8. They Try to Up/Cross-Sell when there’s no Added Value for the Customer
Again this is about relevance. Sales people are encouraged to up and cross-sell, because it’s a quick-win route to generating more revenue. However, doing so when there’s no additional value for the customer will only serve to paint you in a bad light in their eyes.
9. They Fail to Consider the Wider DMU
We’ve all been there, you’ve built a great relationship with your customer, they’re completely on board with your solution and you feel like the deal’s moving along nicely and then you find out that your customer’s not the only one involved in making the final decision. All of a sudden you find yourself back at the start of the sales process. There are two possible implications here which can make you appear pushy, firstly, having been pushed back, you try to rush the process with the remaining members of the DMU and, secondly, your customer feels like you’ve deliberately ignored the other decision makers, in an attempt to hurry them through to a decision. When you’re building contacts within an organisation, don’t just focus on one individual, your reach needs to extend further within the organisation. Not only will this give you additional, valuable insight and strengthen your position when multiple people are involved in a buying decision, but it also ensures you have other relationships, should your key stakeholder move on from the company.

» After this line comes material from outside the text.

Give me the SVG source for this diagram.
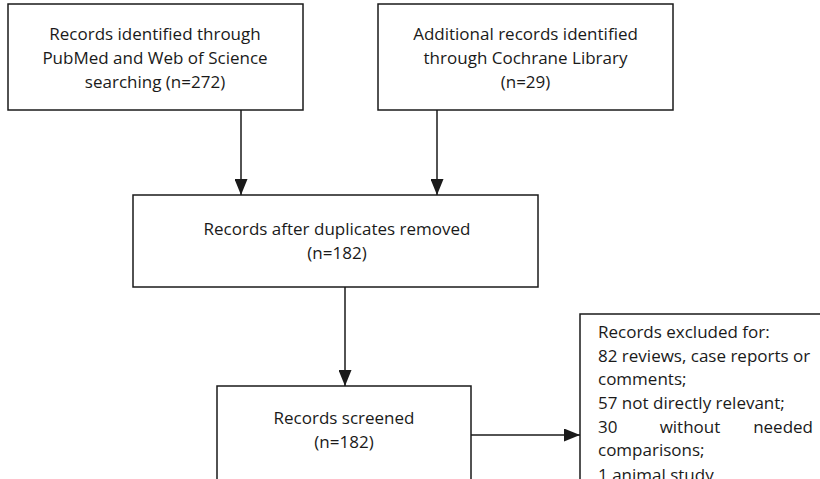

10. The Rush the Customer Through through their Buying Cycle
I’ve touched on this above, but it warrants further elaboration. Rushing your customer, at any stage of the cycle, is only likely to result in hesitancy and push-back from them. To ensure you are aligned with your customer, map your sales cycle to the elements of their buying cycle. If in doubt, use additional questioning to establish whether your customer is ready to progress.